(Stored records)
_ _ _ _ _ _ _

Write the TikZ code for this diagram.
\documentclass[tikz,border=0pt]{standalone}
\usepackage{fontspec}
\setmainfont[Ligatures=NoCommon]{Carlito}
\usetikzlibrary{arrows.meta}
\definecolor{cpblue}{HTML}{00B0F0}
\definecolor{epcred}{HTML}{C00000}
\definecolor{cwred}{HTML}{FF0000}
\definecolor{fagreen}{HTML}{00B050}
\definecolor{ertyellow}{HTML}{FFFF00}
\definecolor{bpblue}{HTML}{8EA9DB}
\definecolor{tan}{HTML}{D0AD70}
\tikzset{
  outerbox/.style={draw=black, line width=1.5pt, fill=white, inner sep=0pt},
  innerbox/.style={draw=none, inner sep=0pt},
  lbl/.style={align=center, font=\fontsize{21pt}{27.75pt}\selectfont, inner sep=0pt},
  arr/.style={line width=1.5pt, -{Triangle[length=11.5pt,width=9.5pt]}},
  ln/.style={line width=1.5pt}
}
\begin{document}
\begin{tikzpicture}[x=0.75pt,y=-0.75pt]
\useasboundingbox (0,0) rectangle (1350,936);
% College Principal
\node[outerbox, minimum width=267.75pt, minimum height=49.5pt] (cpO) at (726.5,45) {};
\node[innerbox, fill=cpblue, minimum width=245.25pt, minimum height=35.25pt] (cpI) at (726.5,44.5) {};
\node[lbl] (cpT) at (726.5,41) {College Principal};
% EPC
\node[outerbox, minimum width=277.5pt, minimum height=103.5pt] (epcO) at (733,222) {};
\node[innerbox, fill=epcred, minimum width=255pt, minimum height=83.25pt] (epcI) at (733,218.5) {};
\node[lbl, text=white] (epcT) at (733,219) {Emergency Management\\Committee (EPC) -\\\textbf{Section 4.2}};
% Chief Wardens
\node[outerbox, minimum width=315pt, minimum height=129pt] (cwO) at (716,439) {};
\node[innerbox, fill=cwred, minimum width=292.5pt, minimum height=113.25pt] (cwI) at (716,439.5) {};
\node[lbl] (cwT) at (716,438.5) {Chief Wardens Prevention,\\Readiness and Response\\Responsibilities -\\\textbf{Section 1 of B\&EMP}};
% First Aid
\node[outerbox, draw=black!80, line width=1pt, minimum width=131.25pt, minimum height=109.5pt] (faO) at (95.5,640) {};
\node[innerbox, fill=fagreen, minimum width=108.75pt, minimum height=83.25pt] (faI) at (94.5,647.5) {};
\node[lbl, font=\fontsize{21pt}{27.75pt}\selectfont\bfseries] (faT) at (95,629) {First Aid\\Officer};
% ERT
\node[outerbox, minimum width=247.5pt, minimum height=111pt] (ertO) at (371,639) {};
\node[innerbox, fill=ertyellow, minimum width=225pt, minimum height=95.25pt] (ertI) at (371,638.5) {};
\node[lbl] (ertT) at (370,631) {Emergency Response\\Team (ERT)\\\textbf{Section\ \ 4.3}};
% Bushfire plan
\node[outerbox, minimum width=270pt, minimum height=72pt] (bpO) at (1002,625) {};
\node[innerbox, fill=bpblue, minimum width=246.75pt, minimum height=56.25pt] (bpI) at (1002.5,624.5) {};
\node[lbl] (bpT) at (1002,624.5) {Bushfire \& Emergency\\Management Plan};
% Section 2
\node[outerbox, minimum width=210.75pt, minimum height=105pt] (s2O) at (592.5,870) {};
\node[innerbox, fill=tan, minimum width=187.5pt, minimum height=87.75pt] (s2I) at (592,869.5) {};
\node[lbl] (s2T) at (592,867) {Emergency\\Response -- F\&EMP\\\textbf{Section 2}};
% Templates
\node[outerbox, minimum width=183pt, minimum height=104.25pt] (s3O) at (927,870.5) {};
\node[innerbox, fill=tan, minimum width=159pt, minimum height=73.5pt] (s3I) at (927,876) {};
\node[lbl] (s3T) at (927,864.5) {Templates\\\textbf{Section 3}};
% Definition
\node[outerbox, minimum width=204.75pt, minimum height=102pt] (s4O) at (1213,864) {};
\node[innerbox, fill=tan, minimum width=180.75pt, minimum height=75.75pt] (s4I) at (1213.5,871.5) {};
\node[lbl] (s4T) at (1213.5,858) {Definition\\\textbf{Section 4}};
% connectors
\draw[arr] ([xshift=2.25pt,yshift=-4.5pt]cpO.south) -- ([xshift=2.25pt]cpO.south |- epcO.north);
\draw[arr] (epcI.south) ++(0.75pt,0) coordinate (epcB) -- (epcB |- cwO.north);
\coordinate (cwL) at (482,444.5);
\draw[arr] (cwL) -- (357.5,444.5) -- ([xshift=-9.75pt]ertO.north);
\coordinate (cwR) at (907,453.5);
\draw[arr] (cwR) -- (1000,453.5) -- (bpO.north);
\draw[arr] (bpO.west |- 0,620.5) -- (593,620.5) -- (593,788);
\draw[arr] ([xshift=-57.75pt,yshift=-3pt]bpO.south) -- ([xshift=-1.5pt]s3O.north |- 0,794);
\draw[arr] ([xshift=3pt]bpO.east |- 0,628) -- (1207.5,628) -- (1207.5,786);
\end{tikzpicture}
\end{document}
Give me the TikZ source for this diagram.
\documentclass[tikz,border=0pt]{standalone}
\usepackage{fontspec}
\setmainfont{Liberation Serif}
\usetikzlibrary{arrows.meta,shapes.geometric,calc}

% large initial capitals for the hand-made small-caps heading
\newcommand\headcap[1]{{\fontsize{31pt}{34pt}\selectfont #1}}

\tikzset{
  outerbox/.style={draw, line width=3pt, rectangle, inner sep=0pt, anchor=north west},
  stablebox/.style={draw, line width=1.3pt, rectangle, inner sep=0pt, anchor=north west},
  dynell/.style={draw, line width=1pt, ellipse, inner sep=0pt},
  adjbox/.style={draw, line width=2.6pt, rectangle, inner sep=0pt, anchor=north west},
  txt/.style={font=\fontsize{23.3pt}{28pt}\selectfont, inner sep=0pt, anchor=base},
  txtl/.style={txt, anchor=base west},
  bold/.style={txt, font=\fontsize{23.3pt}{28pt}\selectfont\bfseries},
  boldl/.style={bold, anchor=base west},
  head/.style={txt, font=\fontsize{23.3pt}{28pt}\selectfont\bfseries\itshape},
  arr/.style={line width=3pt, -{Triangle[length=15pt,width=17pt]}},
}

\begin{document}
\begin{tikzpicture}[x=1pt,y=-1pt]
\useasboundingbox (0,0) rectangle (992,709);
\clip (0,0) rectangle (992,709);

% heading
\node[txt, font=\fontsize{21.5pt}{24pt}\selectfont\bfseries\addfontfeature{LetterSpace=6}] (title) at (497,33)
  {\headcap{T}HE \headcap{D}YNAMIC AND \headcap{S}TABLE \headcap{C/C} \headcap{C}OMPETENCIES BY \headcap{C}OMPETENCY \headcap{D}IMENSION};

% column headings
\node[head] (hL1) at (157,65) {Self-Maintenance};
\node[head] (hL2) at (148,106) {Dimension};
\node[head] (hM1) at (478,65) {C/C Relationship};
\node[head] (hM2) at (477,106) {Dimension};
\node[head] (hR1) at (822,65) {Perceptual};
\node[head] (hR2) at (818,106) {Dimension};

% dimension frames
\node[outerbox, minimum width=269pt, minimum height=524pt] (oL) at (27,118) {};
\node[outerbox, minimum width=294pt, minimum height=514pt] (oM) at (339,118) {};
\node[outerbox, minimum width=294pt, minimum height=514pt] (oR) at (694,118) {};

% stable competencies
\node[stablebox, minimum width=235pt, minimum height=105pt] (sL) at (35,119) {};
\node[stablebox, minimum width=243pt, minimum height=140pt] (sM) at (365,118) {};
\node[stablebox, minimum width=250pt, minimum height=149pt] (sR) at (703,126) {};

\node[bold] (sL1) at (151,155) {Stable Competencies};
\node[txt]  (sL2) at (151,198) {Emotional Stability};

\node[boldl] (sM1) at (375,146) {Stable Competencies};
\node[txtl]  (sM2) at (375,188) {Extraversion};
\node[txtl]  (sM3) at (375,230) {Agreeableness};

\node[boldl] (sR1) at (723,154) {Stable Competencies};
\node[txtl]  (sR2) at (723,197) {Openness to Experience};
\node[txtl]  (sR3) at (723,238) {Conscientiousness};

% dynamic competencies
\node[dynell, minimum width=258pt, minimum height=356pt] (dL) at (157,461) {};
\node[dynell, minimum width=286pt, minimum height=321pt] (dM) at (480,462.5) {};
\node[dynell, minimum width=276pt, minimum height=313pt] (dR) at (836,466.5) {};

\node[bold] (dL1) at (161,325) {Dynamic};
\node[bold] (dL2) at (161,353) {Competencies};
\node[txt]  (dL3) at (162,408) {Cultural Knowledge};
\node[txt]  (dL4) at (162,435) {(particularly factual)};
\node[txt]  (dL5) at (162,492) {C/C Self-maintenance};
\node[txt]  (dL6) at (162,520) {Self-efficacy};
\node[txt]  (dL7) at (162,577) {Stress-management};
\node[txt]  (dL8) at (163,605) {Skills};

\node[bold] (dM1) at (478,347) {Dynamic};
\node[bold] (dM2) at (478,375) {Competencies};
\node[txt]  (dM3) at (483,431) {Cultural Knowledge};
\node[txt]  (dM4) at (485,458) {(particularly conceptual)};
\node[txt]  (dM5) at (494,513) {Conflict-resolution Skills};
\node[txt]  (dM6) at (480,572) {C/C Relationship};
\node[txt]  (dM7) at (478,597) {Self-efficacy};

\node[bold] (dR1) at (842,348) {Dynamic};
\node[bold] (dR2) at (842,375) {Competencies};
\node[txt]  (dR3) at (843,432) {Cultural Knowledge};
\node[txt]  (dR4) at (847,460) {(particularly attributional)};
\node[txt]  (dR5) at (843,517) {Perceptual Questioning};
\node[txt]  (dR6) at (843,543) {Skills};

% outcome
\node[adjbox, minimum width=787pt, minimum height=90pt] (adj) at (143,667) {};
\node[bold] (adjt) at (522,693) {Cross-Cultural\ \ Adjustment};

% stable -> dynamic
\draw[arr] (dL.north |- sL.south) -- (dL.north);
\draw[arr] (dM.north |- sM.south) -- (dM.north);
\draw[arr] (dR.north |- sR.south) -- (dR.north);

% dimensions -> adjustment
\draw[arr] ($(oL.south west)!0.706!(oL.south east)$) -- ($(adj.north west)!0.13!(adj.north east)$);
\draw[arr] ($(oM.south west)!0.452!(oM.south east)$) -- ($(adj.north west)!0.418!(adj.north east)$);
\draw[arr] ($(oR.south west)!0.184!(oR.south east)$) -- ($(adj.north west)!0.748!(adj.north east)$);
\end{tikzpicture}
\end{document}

_ _ _ _ _ _ _

**Task directions:**
Look back at the data above. Transcribe exactly the lines starting at the line that contains "Give me the TikZ source for this diagram." and ending at the line that contains "minimum height=514pt] (oR)".

**Full response:**
Give me the TikZ source for this diagram.
\documentclass[tikz,border=0pt]{standalone}
\usepackage{fontspec}
\setmainfont{Liberation Serif}
\usetikzlibrary{arrows.meta,shapes.geometric,calc}

% large initial capitals for the hand-made small-caps heading
\newcommand\headcap[1]{{\fontsize{31pt}{34pt}\selectfont #1}}

\tikzset{
  outerbox/.style={draw, line width=3pt, rectangle, inner sep=0pt, anchor=north west},
  stablebox/.style={draw, line width=1.3pt, rectangle, inner sep=0pt, anchor=north west},
  dynell/.style={draw, line width=1pt, ellipse, inner sep=0pt},
  adjbox/.style={draw, line width=2.6pt, rectangle, inner sep=0pt, anchor=north west},
  txt/.style={font=\fontsize{23.3pt}{28pt}\selectfont, inner sep=0pt, anchor=base},
  txtl/.style={txt, anchor=base west},
  bold/.style={txt, font=\fontsize{23.3pt}{28pt}\selectfont\bfseries},
  boldl/.style={bold, anchor=base west},
  head/.style={txt, font=\fontsize{23.3pt}{28pt}\selectfont\bfseries\itshape},
  arr/.style={line width=3pt, -{Triangle[length=15pt,width=17pt]}},
}

\begin{document}
\begin{tikzpicture}[x=1pt,y=-1pt]
\useasboundingbox (0,0) rectangle (992,709);
\clip (0,0) rectangle (992,709);

% heading
\node[txt, font=\fontsize{21.5pt}{24pt}\selectfont\bfseries\addfontfeature{LetterSpace=6}] (title) at (497,33)
  {\headcap{T}HE \headcap{D}YNAMIC AND \headcap{S}TABLE \headcap{C/C} \headcap{C}OMPETENCIES BY \headcap{C}OMPETENCY \headcap{D}IMENSION};

% column headings
\node[head] (hL1) at (157,65) {Self-Maintenance};
\node[head] (hL2) at (148,106) {Dimension};
\node[head] (hM1) at (478,65) {C/C Relationship};
\node[head] (hM2) at (477,106) {Dimension};
\node[head] (hR1) at (822,65) {Perceptual};
\node[head] (hR2) at (818,106) {Dimension};

% dimension frames
\node[outerbox, minimum width=269pt, minimum height=524pt] (oL) at (27,118) {};
\node[outerbox, minimum width=294pt, minimum height=514pt] (oM) at (339,118) {};
\node[outerbox, minimum width=294pt, minimum height=514pt] (oR) at (694,118) {};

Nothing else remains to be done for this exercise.